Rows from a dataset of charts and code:
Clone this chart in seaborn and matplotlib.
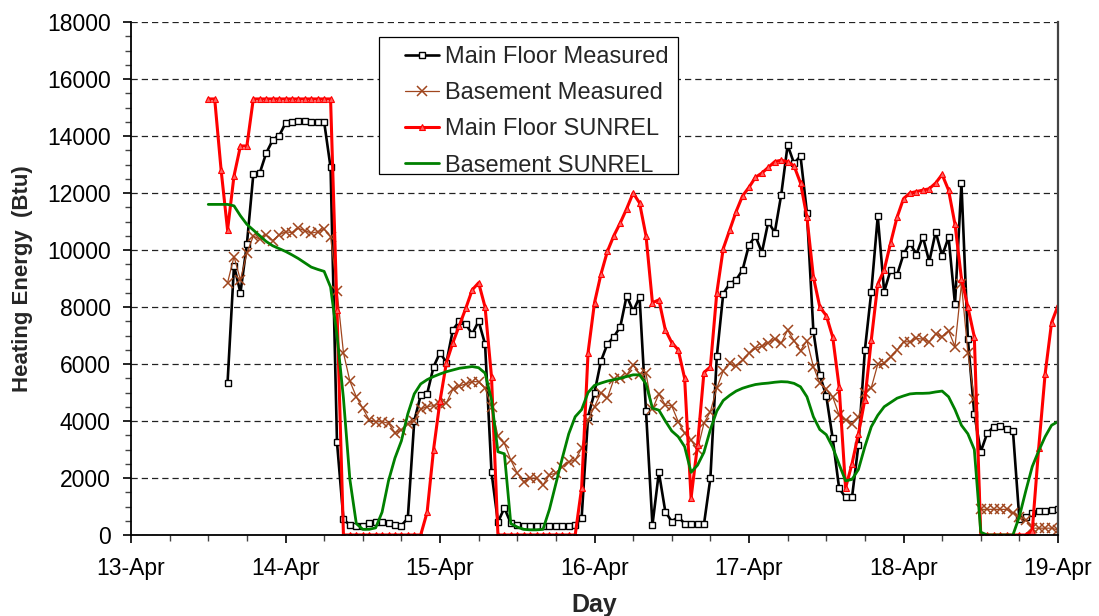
import matplotlib
matplotlib.use("Agg")
import matplotlib.pyplot as plt
import matplotlib.dates as mdates
from matplotlib.ticker import MultipleLocator
from matplotlib.patches import Rectangle
import numpy as np
import pandas as pd
import seaborn as sns

# ---------------- data (hourly values, Btu) ----------------
start_date = "2007-04-13"

main_measured_start_hour = 15
main_measured = [
    5350, 9450, 8500, 10200, 12650, 12700, 13400, 13850, 14000,            # h15-23
    14450, 14500, 14530, 14530, 14490, 14490, 14500, 12900, 3250, 550,     # h24-33
    350, 330, 330, 410, 470, 470, 430, 350, 330, 590,                      # h34-43
    4000, 4900, 4950, 5900, 6400, 6050, 7200, 7500, 7400, 7050,            # h44-53
    7500, 6700, 2200, 450, 950, 410, 350, 330, 330, 320,                   # h54-63
    330, 330, 320, 330, 330, 350, 600, 4150, 5000, 6100,                   # h64-73
    6700, 6950, 7300, 8400, 7850, 8350, 4350, 350, 2200, 820,              # h74-83
    470, 640, 400, 370, 370, 370, 1990, 6270, 8470, 8820,                  # h84-93
    8950, 9300, 10180, 10490, 9910, 10990, 10610, 11930, 13680, 13040,     # h94-103
    13300, 11310, 7160, 5610, 4880, 3390, 1640, 1320, 1320, 3160,          # h104-113
    6490, 8540, 11180, 8540, 9300, 9120, 9850, 10260, 9830, 10470,         # h114-123
    9590, 10640, 9790, 10450, 8100, 12340, 6870, 4250, 2920, 3570,         # h124-133
    3800, 3840, 3710, 3660, 550, 620, 760, 850, 850, 880, 910,             # h134-144
]

base_measured_start_hour = 15
base_measured = [
    8850, 9770, 8950, 9890, 10490, 10380, 10530, 10330, 10530,             # h15-23
    10640, 10610, 10760, 10680, 10590, 10640, 10730, 10470, 8570, 6400,    # h24-33
    5400, 4850, 4450, 4040, 3980, 3980, 3920, 3590, 3680, 3900,            # h34-43
    4010, 4420, 4500, 4540, 4600, 4640, 5110, 5230, 5300, 5380,            # h44-53
    5380, 5150, 4500, 3470, 3220, 2630, 2170, 1870, 1990, 2000,            # h54-63
    1750, 2110, 2170, 2400, 2570, 2630, 3040, 4040, 4500, 4990,            # h64-73
    4800, 5460, 5500, 5610, 5970, 5650, 5670, 4410, 4950, 4560,            # h74-83
    4530, 3980, 3570, 3330, 2980, 3920, 4330, 5150, 5760, 6020,            # h84-93
    5930, 6140, 6380, 6550, 6630, 6750, 6870, 6730, 7190, 6820,            # h94-103
    6470, 6820, 5910, 5320, 5110, 4850, 4210, 4040, 3900, 4130,            # h104-113
    4970, 5170, 5990, 6020, 6260, 6490, 6780, 6780, 6900, 6870,            # h114-123
    6780, 7050, 6960, 7170, 6610, 8810, 6400, 4760, 900, 900,              # h124-133
    900, 900, 900, 780, 640, 530, 240, 240, 240, 240, 175,                 # h134-144
]

main_sunrel_start_hour = 12
main_sunrel = [
    15300, 15300, 12800, 10700, 12600, 13650, 13650, 15300,                # h12-19
    15300, 15300, 15300, 15300, 15300, 15300, 15300, 15300, 15300, 15300,  # h20-29
    15300, 15300, 7900, 0, 0, 0, 0, 0, 0, 0,                               # h30-39
    0, 0, 0, 0, 0, 0, 800, 3000, 4700, 6050,                               # h40-49
    6750, 7350, 7950, 8600, 8850, 8000, 5550, 0, 0, 0,                     # h50-59
    0, 0, 0, 0, 0, 0, 0, 0, 0, 0,                                          # h60-69
    1650, 6400, 8150, 9150, 9950, 10500, 10950, 11450, 12000, 11650,       # h70-79
    10500, 8150, 8250, 7200, 6750, 6500, 5500, 1300, 3150, 5700,           # h80-89
    5900, 8500, 10050, 10700, 11350, 11900, 12200, 12550, 12700, 12900,    # h90-99
    13100, 13150, 13100, 12950, 12350, 11150, 9050, 8000, 7700, 6950,      # h100-109
    5200, 1650, 2500, 3550, 4750, 6850, 8800, 9300, 10250, 11150,          # h110-119
    11800, 12000, 12050, 12100, 12150, 12350, 12650, 12100, 10900, 9000,   # h120-129
    8000, 6950, 0, 0, 0, 0, 0, 0, 0, 0,                                    # h130-139
    150, 3050, 5650, 7450, 8050,                                           # h140-144
]

base_sunrel_start_hour = 12
base_sunrel = [
    11600, 11600, 11600, 11600, 11550, 11200, 10900, 10700,                # h12-19
    10500, 10300, 10150, 10050, 9950, 9830, 9700, 9550, 9400, 9320,        # h20-29
    9250, 8700, 7000, 4800, 1950, 400, 200, 200, 250, 800,                 # h30-39
    1900, 2700, 3300, 4250, 4950, 5300, 5450, 5560, 5650, 5730,            # h40-49
    5790, 5850, 5880, 5910, 5870, 5680, 4750, 2920, 2850, 400,             # h50-59
    280, 200, 180, 180, 200, 900, 1800, 2700, 3550, 4150,                  # h60-69
    4400, 5000, 5250, 5330, 5400, 5450, 5500, 5560, 5620, 5620,            # h70-79
    5300, 4450, 4380, 4000, 3650, 3450, 3100, 2200, 2450, 2900,            # h80-89
    3700, 4350, 4720, 4900, 5050, 5150, 5220, 5280, 5310, 5330,            # h90-99
    5360, 5380, 5370, 5320, 5200, 4850, 4150, 3700, 3520, 3080,            # h100-109
    2480, 1900, 1950, 2300, 3100, 3800, 4200, 4500, 4650, 4800,            # h110-119
    4880, 4950, 4970, 4970, 4980, 5020, 5050, 4850, 4400, 3850,            # h120-129
    3550, 3000, 100, 0, 0, 0, 0, 0, 650, 1550,                             # h130-139
    2400, 2950, 3450, 3850, 3980,                                          # h140-144
]

series_names = ["Main Floor Measured", "Basement Measured",
                "Main Floor SUNREL", "Basement SUNREL"]
tick_day_labels_fmt = "%d-%b"
x_label = "Day"
y_label = "Heating Energy  (Btu)"


def make_frame(values, start_hour, name):
    t0 = pd.Timestamp(start_date) + pd.Timedelta(hours=start_hour)
    times = pd.date_range(t0, periods=len(values), freq="h")
    return pd.DataFrame({"time": times, "energy": values, "series": name})


frames = [
    make_frame(main_measured, main_measured_start_hour, series_names[0]),
    make_frame(base_measured, base_measured_start_hour, series_names[1]),
    make_frame(main_sunrel, main_sunrel_start_hour, series_names[2]),
    make_frame(base_sunrel, base_sunrel_start_hour, series_names[3]),
]

# ---------------- style ----------------
sns.set_style("white")
plt.rcParams["font.family"] = ["Liberation Sans", "DejaVu Sans"]

W, H = 1099, 616
fig = plt.figure(figsize=(W / 100, H / 100), dpi=100)
ax = fig.add_axes([131 / W, 1 - 535 / H, (1058 - 131) / W, (535 - 22) / H])

styles = [
    dict(color="black", linewidth=1.9, marker="s", markersize=5.0,
         markerfacecolor="white", markeredgecolor="black", markeredgewidth=1.0),
    dict(color="#a0461e", linewidth=0.9, marker="x", markersize=6.5,
         markeredgecolor="#a0461e", markeredgewidth=1.1),
    dict(color="#ff0000", linewidth=2.2, marker="^", markersize=4.5,
         markerfacecolor="#ff6060", markeredgecolor="#ff0000", markeredgewidth=0.8),
    dict(color="#008000", linewidth=2.0),
]

for df, name, st in zip(frames, series_names, styles):
    sns.lineplot(data=df, x="time", y="energy", ax=ax, label=name,
                 estimator=None, sort=False, **st)

# ---------------- axes ----------------
ax.set_xlim(pd.Timestamp(start_date), pd.Timestamp(start_date) + pd.Timedelta(days=6))
ax.set_ylim(0, 18000)
ax.xaxis.set_major_locator(mdates.DayLocator())
ax.xaxis.set_minor_locator(mdates.HourLocator(byhour=[0, 6, 12, 18]))
ax.xaxis.set_major_formatter(mdates.DateFormatter(tick_day_labels_fmt))
ax.yaxis.set_major_locator(MultipleLocator(2000))
ax.yaxis.set_minor_locator(MultipleLocator(500))

ax.tick_params(axis="both", which="major", direction="out", length=6, width=1.2,
               color="black", labelsize=16.5, labelcolor="black")
ax.tick_params(axis="both", which="minor", direction="out", length=4, width=1.0,
               color="#444444")
ax.tick_params(axis="x", which="major", pad=10)
ax.tick_params(axis="y", which="major", pad=8.5)
ax.tick_params(left=True, bottom=True, which="both")

ax.yaxis.grid(True, which="major", linestyle=(0, (5, 3.2)), color="#222222",
              linewidth=0.9)
ax.xaxis.grid(False)
ax.set_axisbelow(True)

for side in ["left", "bottom"]:
    ax.spines[side].set_color("black")
    ax.spines[side].set_linewidth(1.3)
ax.spines["top"].set_visible(False)
ax.spines["right"].set_color("#444444")
ax.spines["right"].set_linewidth(1.6)

ax.set_xlabel(x_label, fontsize=18, fontweight="bold", labelpad=9)
ax.set_ylabel(y_label, fontsize=16, fontweight="bold", labelpad=10)

# legend: frameless legend plus a separate frame rectangle
leg = ax.legend(loc="upper left", bbox_to_anchor=(405 / W, 1 - 46 / H),
                bbox_transform=fig.transFigure, fontsize=17, frameon=False,
                borderaxespad=0, handlelength=1.45, handletextpad=0.25,
                labelspacing=0.6, borderpad=0.0)
frame = Rectangle((379 / W, 1 - 174 / H), (678 - 379) / W, (174 - 37) / H,
                  transform=fig.transFigure, facecolor="white",
                  edgecolor="black", linewidth=0.9, zorder=4)
fig.patches.append(frame)
leg.remove()
fig.add_artist(leg)
leg.set_zorder(10)

fig.savefig("out.png", dpi=100)
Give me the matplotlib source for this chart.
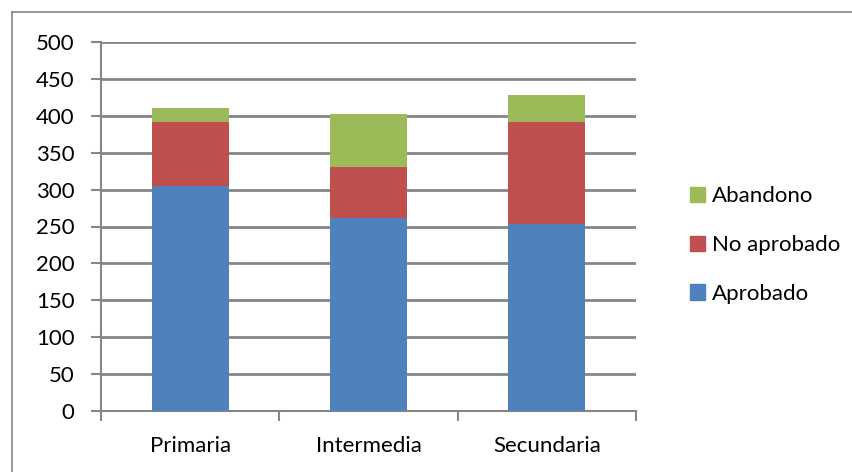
import matplotlib
matplotlib.use("Agg")
import matplotlib.pyplot as plt
from matplotlib.lines import Line2D
from matplotlib.patches import Patch
import numpy as np

categories = ["Primaria", "Intermedia", "Secundaria"]
aprobado = [305, 262, 254]
no_aprobado = [87, 68, 138]
abandono = [18, 73, 36]
yticks = [0, 50, 100, 150, 200, 250, 300, 350, 400, 450, 500]

plt.rcParams['font.family'] = ['Lato', 'DejaVu Sans']

fig = plt.figure(figsize=(8.52, 4.72), dpi=100)
ax = fig.add_axes([101/852, 1-411/472, 535/852, 369/472])

c_blue = "#4f81bd"
c_red = "#c0504d"
c_green = "#9bbb59"
grid_c = "#868686"

x = np.arange(len(categories))
w = 0.43
a = np.array(aprobado); n = np.array(no_aprobado); b = np.array(abandono)
ax.bar(x, a, w, color=c_blue, zorder=3, label="Aprobado")
ax.bar(x, n, w, bottom=a, color=c_red, zorder=3, label="No aprobado")
ax.bar(x, b, w, bottom=a+n, color=c_green, zorder=3, label="Abandono")

ax.set_xlim(-0.5, 2.5)
ax.set_ylim(0, 500)
ax.set_yticks(yticks)
ax.yaxis.grid(True, color=grid_c, linewidth=2, zorder=0)
ax.set_axisbelow(True)

ax.set_xticks(x)
ax.set_xticklabels(categories, fontsize=16)
ax.tick_params(axis='x', length=0, pad=18)
ax.set_xticks([-0.5, 0.5, 1.5, 2.5], minor=True)
ax.tick_params(axis='x', which='minor', length=7, width=1.5, color=grid_c)
ax.tick_params(axis='y', length=7, width=1.5, color=grid_c, labelsize=16, pad=12)

for s in ['top', 'right']:
    ax.spines[s].set_visible(False)
for s in ['left', 'bottom']:
    ax.spines[s].set_color(grid_c)
    ax.spines[s].set_linewidth(1.5)

handles = [Patch(color=c_green), Patch(color=c_red), Patch(color=c_blue)]
labels = ["Abandono", "No aprobado", "Aprobado"]
fig.legend(handles, labels, loc='center left', bbox_to_anchor=(670/852, 1-245/472),
           frameon=False, fontsize=16, handlelength=0.68, handleheight=0.68,
           handletextpad=0.3, labelspacing=1.3)

# outer border
fig.add_artist(Line2D([12/852, 1], [1-12/472, 1-12/472], color=grid_c, linewidth=1.2, transform=fig.transFigure))
fig.add_artist(Line2D([12/852, 12/852], [0, 1-12/472], color=grid_c, linewidth=1.2, transform=fig.transFigure))

fig.savefig("out.png", dpi=100)
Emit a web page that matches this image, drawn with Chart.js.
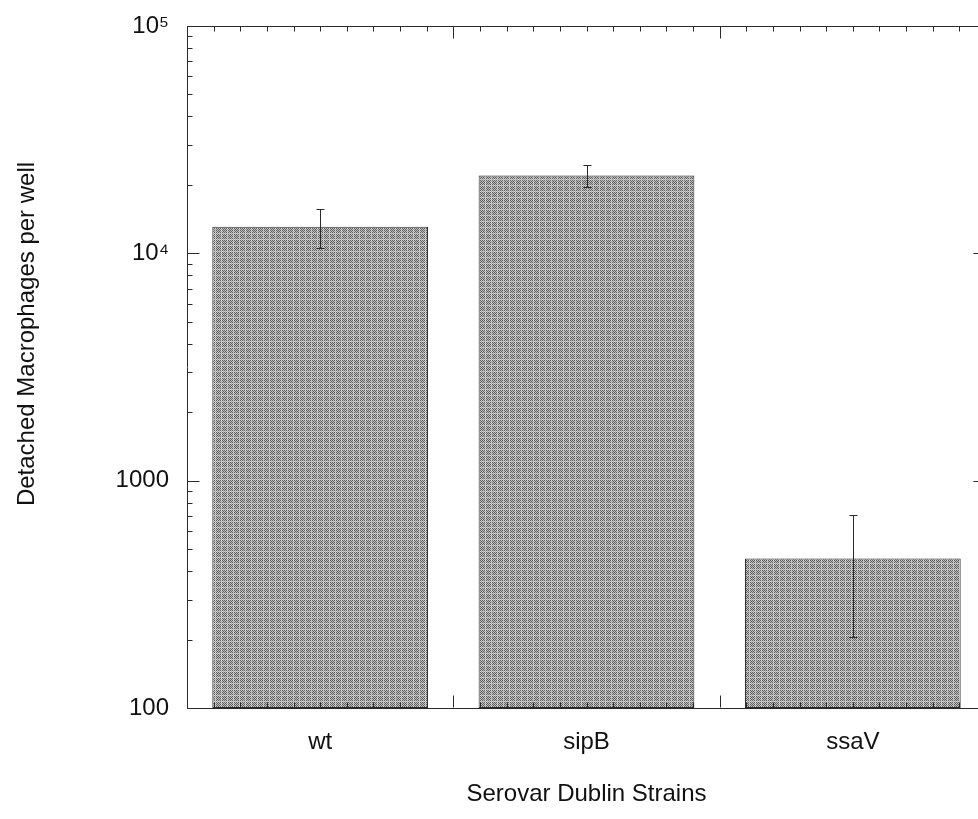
<!DOCTYPE html>
<html>
<head>
<meta charset="utf-8">
<script src="https://cdn.jsdelivr.net/npm/chart.js@4.4.1/dist/chart.umd.min.js"></script>
<style>
  html, body { margin: 0; padding: 0; background: #fff; overflow: hidden; }
  canvas { display: block; }
</style>
</head>
<body>
<canvas id="c" width="990" height="819"></canvas>
<script>
// ---- data ----
const strains = ['wt', 'sipB', 'ssaV'];
const detached = [13100, 22000, 455];
const errors = [2580, 2400, 250];
const yTickValues = [100, 1000, 10000, 100000];
const yTickLabels = ['100', '1000', '10\u2074', '10\u2075'];
const yTitle = 'Detached Macrophages per well';
const xTitle = 'Serovar Dublin Strains';

const FONT = "'Liberation Sans', Arial, Helvetica, sans-serif";
const INK = '#2a2a2a';

// ---- bar texture ----
function makePattern() {
  const p = document.createElement('canvas');
  p.width = 6; p.height = 6;
  const g = p.getContext('2d');
  for (let i = 0; i < 6; i++) {
    for (let j = 0; j < 6; j++) {
      let c = ((i + j) % 2 === 0) ? '#5e5e5e' : '#c0c0c0';
      if (i === 5 || j === 5) c = ((i + j) % 2 === 0) ? '#a8a8a8' : '#d8d8d8';
      g.fillStyle = c;
      g.fillRect(i, j, 1, 1);
    }
  }
  return document.getElementById('c').getContext('2d').createPattern(p, 'repeat');
}

const errorBars = {
  id: 'errorBars',
  afterDatasetsDraw(chart) {
    const { ctx, scales: { y } } = chart;
    const meta = chart.getDatasetMeta(0);
    ctx.save();
    ctx.strokeStyle = INK;
    ctx.lineWidth = 1;
    meta.data.forEach((bar, i) => {
      const x = Math.round(bar.x) + 0.5;
      const yt = Math.round(y.getPixelForValue(detached[i] + errors[i])) + 0.5;
      const yb = Math.round(y.getPixelForValue(detached[i] - errors[i])) + 0.5;
      ctx.beginPath();
      ctx.moveTo(x, yt); ctx.lineTo(x, yb);
      ctx.moveTo(x - 4, yt); ctx.lineTo(x + 4, yt);
      ctx.moveTo(x - 4, yb); ctx.lineTo(x + 4, yb);
      ctx.stroke();
    });
    ctx.restore();
  }
};

const frameTicks = {
  id: 'frameTicks',
  afterDraw(chart) {
    const { ctx, chartArea: a, scales: { x, y } } = chart;
    ctx.save();
    ctx.strokeStyle = INK;
    ctx.lineWidth = 1;
    const L = a.left + 0.5, R = a.right - 0.5, T = a.top + 0.5, B = a.bottom - 0.5;
    ctx.beginPath();
    ctx.moveTo(L, T); ctx.lineTo(R, T);
    ctx.moveTo(R, T); ctx.lineTo(R, B);
    for (let e = 2; e <= 5; e++) {
      const base = Math.pow(10, e);
      const py = Math.round(y.getPixelForValue(base)) + 0.5;
      ctx.moveTo(L, py); ctx.lineTo(L + 12, py);
      ctx.moveTo(R, py); ctx.lineTo(R - 12, py);
      if (e < 5) {
        for (let k = 2; k <= 9; k++) {
          const pm = Math.round(y.getPixelForValue(k * base)) + 0.5;
          ctx.moveTo(L, pm); ctx.lineTo(L + 5, pm);
          ctx.moveTo(R, pm); ctx.lineTo(R - 5, pm);
        }
      }
    }
    const n = strains.length;
    for (let i = 0; i < n; i++) {
      for (let j = 0; j < 10; j++) {
        if (i === 0 && j === 0) continue;
        const px = Math.round(x.getPixelForValue(i - 0.5 + j / 10)) + 0.5;
        const len = (j === 0) ? 12 : 5;
        ctx.moveTo(px, T); ctx.lineTo(px, T + len);
        ctx.moveTo(px, B); ctx.lineTo(px, B - len);
      }
    }
    ctx.stroke();

    // y-axis title (placed a little above the axis centre, as in the original)
    ctx.fillStyle = '#111';
    ctx.font = '24px ' + FONT;
    ctx.textAlign = 'center';
    ctx.textBaseline = 'middle';
    ctx.translate(27, 334);
    ctx.rotate(-Math.PI / 2);
    ctx.fillText(yTitle, 0, 0);
    ctx.restore();
  }
};

Chart.defaults.font.family = FONT;
Chart.defaults.font.size = 24;
Chart.defaults.color = '#111';

new Chart(document.getElementById('c'), {
  type: 'bar',
  data: {
    labels: strains,
    datasets: [{
      label: yTitle,
      data: detached,
      backgroundColor: makePattern(),
      borderColor: INK,
      borderWidth: 1,
      borderSkipped: false,
      barPercentage: 0.81,
      categoryPercentage: 1.0
    }]
  },
  options: {
    responsive: false,
    animation: false,
    layout: { padding: { top: 26, right: 4, left: 0, bottom: 0 } },
    plugins: { legend: { display: false }, tooltip: { enabled: false } },
    scales: {
      x: {
        type: 'category',
        offset: true,
        grid: { drawOnChartArea: false, drawTicks: false },
        border: { display: true, color: INK, width: 1 },
        ticks: { padding: 20, maxRotation: 0 },
        title: { display: true, text: xTitle, padding: { top: 0, bottom: 10 } },
        afterFit(s) { s.height = 111; s.paddingLeft = 0; s.paddingRight = 0; }
      },
      y: {
        type: 'logarithmic',
        min: 100,
        max: 100000,
        grid: { drawOnChartArea: false, drawTicks: false },
        border: { display: true, color: INK, width: 1 },
        afterBuildTicks(s) { s.ticks = yTickValues.map(v => ({ value: v })); },
        ticks: {
          padding: 18,
          callback(v) { const i = yTickValues.indexOf(v); return i >= 0 ? yTickLabels[i] : ''; }
        },
        title: { display: false },
        afterFit(s) { s.width = 187; s.paddingTop = 0; s.paddingBottom = 0; }
      }
    }
  },
  plugins: [errorBars, frameTicks]
});
</script>
</body>
</html>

**Problem to work on**. Go back to the listing above and reproduce, exactly, the stretch from the line bearing "Emit a web page" through the line bearing "const INK = '#2a2a2a';", without its pictures.

**Correct result**.
Emit a web page that matches this image, drawn with Chart.js.
<!DOCTYPE html>
<html>
<head>
<meta charset="utf-8">
<script src="https://cdn.jsdelivr.net/npm/chart.js@4.4.1/dist/chart.umd.min.js"></script>
<style>
  html, body { margin: 0; padding: 0; background: #fff; overflow: hidden; }
  canvas { display: block; }
</style>
</head>
<body>
<canvas id="c" width="990" height="819"></canvas>
<script>
// ---- data ----
const strains = ['wt', 'sipB', 'ssaV'];
const detached = [13100, 22000, 455];
const errors = [2580, 2400, 250];
const yTickValues = [100, 1000, 10000, 100000];
const yTickLabels = ['100', '1000', '10\u2074', '10\u2075'];
const yTitle = 'Detached Macrophages per well';
const xTitle = 'Serovar Dublin Strains';

const FONT = "'Liberation Sans', Arial, Helvetica, sans-serif";
const INK = '#2a2a2a';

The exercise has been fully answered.